>> BEGIN
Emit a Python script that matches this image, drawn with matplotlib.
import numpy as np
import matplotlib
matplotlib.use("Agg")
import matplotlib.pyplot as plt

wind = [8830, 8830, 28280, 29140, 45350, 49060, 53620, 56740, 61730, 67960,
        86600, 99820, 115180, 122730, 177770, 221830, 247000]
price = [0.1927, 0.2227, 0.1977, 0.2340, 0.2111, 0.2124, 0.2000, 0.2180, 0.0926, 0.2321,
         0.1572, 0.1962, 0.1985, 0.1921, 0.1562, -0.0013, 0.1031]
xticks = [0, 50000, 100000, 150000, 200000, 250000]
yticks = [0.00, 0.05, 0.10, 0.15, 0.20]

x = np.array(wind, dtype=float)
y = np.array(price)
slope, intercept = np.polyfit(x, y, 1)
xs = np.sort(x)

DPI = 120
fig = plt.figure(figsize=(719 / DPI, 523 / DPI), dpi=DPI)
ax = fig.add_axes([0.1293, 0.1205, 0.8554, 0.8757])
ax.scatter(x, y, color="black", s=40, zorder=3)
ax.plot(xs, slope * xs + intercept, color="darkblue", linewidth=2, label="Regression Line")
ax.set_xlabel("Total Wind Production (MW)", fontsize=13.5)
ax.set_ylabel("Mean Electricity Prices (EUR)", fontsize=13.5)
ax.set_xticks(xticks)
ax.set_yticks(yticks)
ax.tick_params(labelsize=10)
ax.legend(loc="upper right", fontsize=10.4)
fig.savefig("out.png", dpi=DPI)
>> END
Type the material above out again, exactly.

Emit a Python script that matches this image, drawn with matplotlib.
import numpy as np
import matplotlib
matplotlib.use("Agg")
import matplotlib.pyplot as plt

wind = [8830, 8830, 28280, 29140, 45350, 49060, 53620, 56740, 61730, 67960,
        86600, 99820, 115180, 122730, 177770, 221830, 247000]
price = [0.1927, 0.2227, 0.1977, 0.2340, 0.2111, 0.2124, 0.2000, 0.2180, 0.0926, 0.2321,
         0.1572, 0.1962, 0.1985, 0.1921, 0.1562, -0.0013, 0.1031]
xticks = [0, 50000, 100000, 150000, 200000, 250000]
yticks = [0.00, 0.05, 0.10, 0.15, 0.20]

x = np.array(wind, dtype=float)
y = np.array(price)
slope, intercept = np.polyfit(x, y, 1)
xs = np.sort(x)

DPI = 120
fig = plt.figure(figsize=(719 / DPI, 523 / DPI), dpi=DPI)
ax = fig.add_axes([0.1293, 0.1205, 0.8554, 0.8757])
ax.scatter(x, y, color="black", s=40, zorder=3)
ax.plot(xs, slope * xs + intercept, color="darkblue", linewidth=2, label="Regression Line")
ax.set_xlabel("Total Wind Production (MW)", fontsize=13.5)
ax.set_ylabel("Mean Electricity Prices (EUR)", fontsize=13.5)
ax.set_xticks(xticks)
ax.set_yticks(yticks)
ax.tick_params(labelsize=10)
ax.legend(loc="upper right", fontsize=10.4)
fig.savefig("out.png", dpi=DPI)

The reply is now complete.